We also must learn how to let go progressively, as we guide children through the stages of life from childhood into independence. When children are born, start school, move to secondary school, or go to college, university or into work, so our role as parents has to shift from decision maker to that of advisor. Experiencing these different stages is a challenge for most children, and each stage requires different styles of parenting, as we try to set them on the road to independence, always acknowledging that the more we do for them, the less room they have to do things for themselves.
There is no formula for being a successful parent as every family and every child is different. Perhaps though, we can all accept that steadily letting go lies at the heart of our role as parents. We provide a safe and secure place from which children can embark on their own pathways to independence. As they change and develop, so our relationship will inevitably evolve.

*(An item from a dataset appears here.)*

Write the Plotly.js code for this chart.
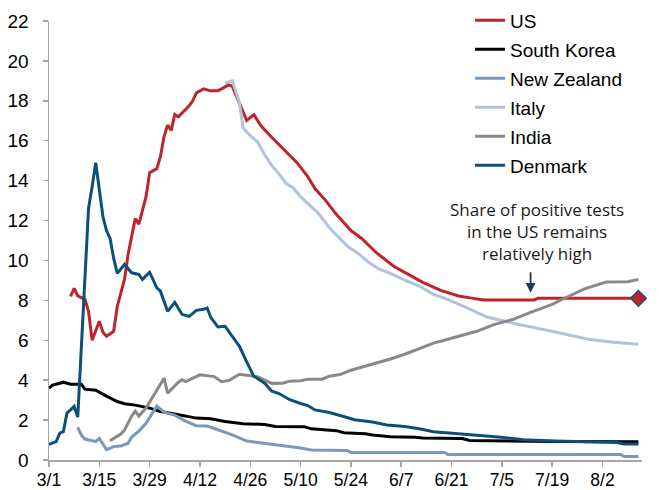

Photo by: Sarah-Jane King |
Why should we expect that our children are fulfilled at every level, for every hour of the day, sometimes at the expense of family happiness and our own personal lives? If we really don’t want pressures on our children perhaps we ought to start by reducing the pressures on ourselves, by seeking to provide more of the simple things that are acknowledged to have made delightful childhoods for previous generations: people to meet; spaces to explore; books to read and discuss; time to spend with parents and grandparents. To achieve this we might reduce the time in front of screens and replace it with the basic experiences of grass and sand, trees and mud, that encourage exploration and leave most to their imaginations: set them achievable challenges and goals: give them time and space to experience and respond to the world around them: hug them when they fail and point them again in the direction of success; share ourselves with them through talking about everything the world has to offer: and stop worrying that we aren’t doing it properly, as nobody can do it better!